Joseph, a Malayalam professor at Newman College, prepared an examination paper containing a literary passage that some Islamist groups interpreted as insulting the Prophet Muhammad.
Soon outrage spread.
Religious groups demanded punishment.
On July 4, 2010, while returning home from church with his family, Joseph was attacked by extremists linked to the Popular Front of India (PFI). His right hand was chopped off in broad daylight.
He survived after multiple surgeries.
But the physical violence was only part of the tragedy.
Joseph later described how he experienced social isolation, public humiliation, financial ruin, and abandonment by institutions that should have protected him. His wife later died by suicide under severe emotional and financial strain.
Like Samuel Paty, he became a symbol of what can happen when religious outrage overwhelms humanity.
3. The Disturbing Similarities
The two events followed a strikingly similar pattern.
(a) An accusation of blasphemy
Neither case began with physical violence.
It began with the perception that a religious boundary had been crossed.
(b) Public outrage and amplification
In both cases, anger spread rapidly through communities and networks.
In France, social media campaigns targeted Samuel Paty.
In Kerala, organized protests and extremist mobilization escalated the hostility against Joseph.
(c) Dehumanization
Once individuals are portrayed as enemies of religion, they stop being seen as human beings.
The teacher becomes a “blasphemer.”
The professor becomes an “enemy.”
At that point, violence becomes psychologically easier.
(d) Fear and silence
Perhaps the most troubling aspect is how many people remain silent out of fear.
When societies become afraid to defend truth, extremism grows stronger.
4. The Deeper Problem: When Religion Loses Compassion
Religion, at its best, should deepen compassion, humility, and reverence for life.
But when religion becomes fused with fanaticism, identity politics, or collective anger, it can produce the opposite:
- hatred instead of compassion,
- punishment instead of mercy,
- fear instead of wisdom,
- tribal loyalty instead of truth.
This is not unique to one religion alone.
History shows that every religion can become dangerous when certainty overwhelms humanity.

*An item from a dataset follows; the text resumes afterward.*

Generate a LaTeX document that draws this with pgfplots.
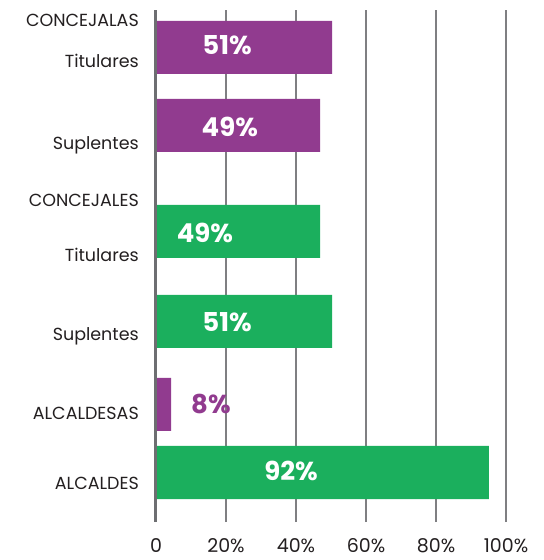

The problem is not sincere faith.
The problem is absolutism — the belief that protecting religious honor is more important than protecting human life.
Once that mentality takes root, violence can begin to appear sacred.
5. The Failure of Society
Both events also expose failures beyond the attackers themselves.
Failure of institutions
Teachers and intellectuals should feel protected in civilized societies.
Instead, both men were left vulnerable.
Failure of public courage
Many people privately oppose extremism but remain publicly silent.
Fear allows fanaticism to dominate the public space.
Failure of social media culture
Digital outrage can transform misunderstanding into mass hatred within hours.
Falsehood spreads faster than wisdom.
Failure of religious leadership
Religious leaders have a responsibility to calm emotions, defend justice, and uphold human dignity.
When leaders encourage outrage — or fail to resist it — society becomes more dangerous.
6. The Central Lesson
The greatest lesson from these tragedies is simple:
No idea, belief, doctrine, prophet, scripture, or ideology should become more sacred than human life itself.
A civilization survives not because everyone agrees, but because people refuse to kill, mutilate, or destroy one another over disagreement.
Freedom of expression must coexist with wisdom and sensitivity.
But disagreement or offense can never justify violence.
The moment a society accepts violence in defense of belief, fear replaces freedom.
And when fear rules, truth becomes impossible.
7. What Humanity Must Choose
The stories of Samuel Paty and T. J. Joseph force humanity to confront a difficult question:
Will religion help human beings become more compassionate?
Or will religious identity become another force of division and fear?
The future of civilization may depend on the answer.
A healthy society must defend simultaneously:
- freedom of thought,
- dignity of persons,
- religious coexistence,
- and nonviolence.
Without these foundations, democracy weakens, education suffers, and ordinary people begin to live in fear.
Conclusion
Samuel Paty lost his life.
T. J. Joseph lost his hand and much of his former life.
Both paid a terrible price for living in societies where religious outrage became stronger than human compassion.
Their stories should not merely provoke anger.
They should provoke self-examination.
Because the true measure of a civilization is not how passionately it defends its beliefs, but how humanely it treats those with whom it disagrees.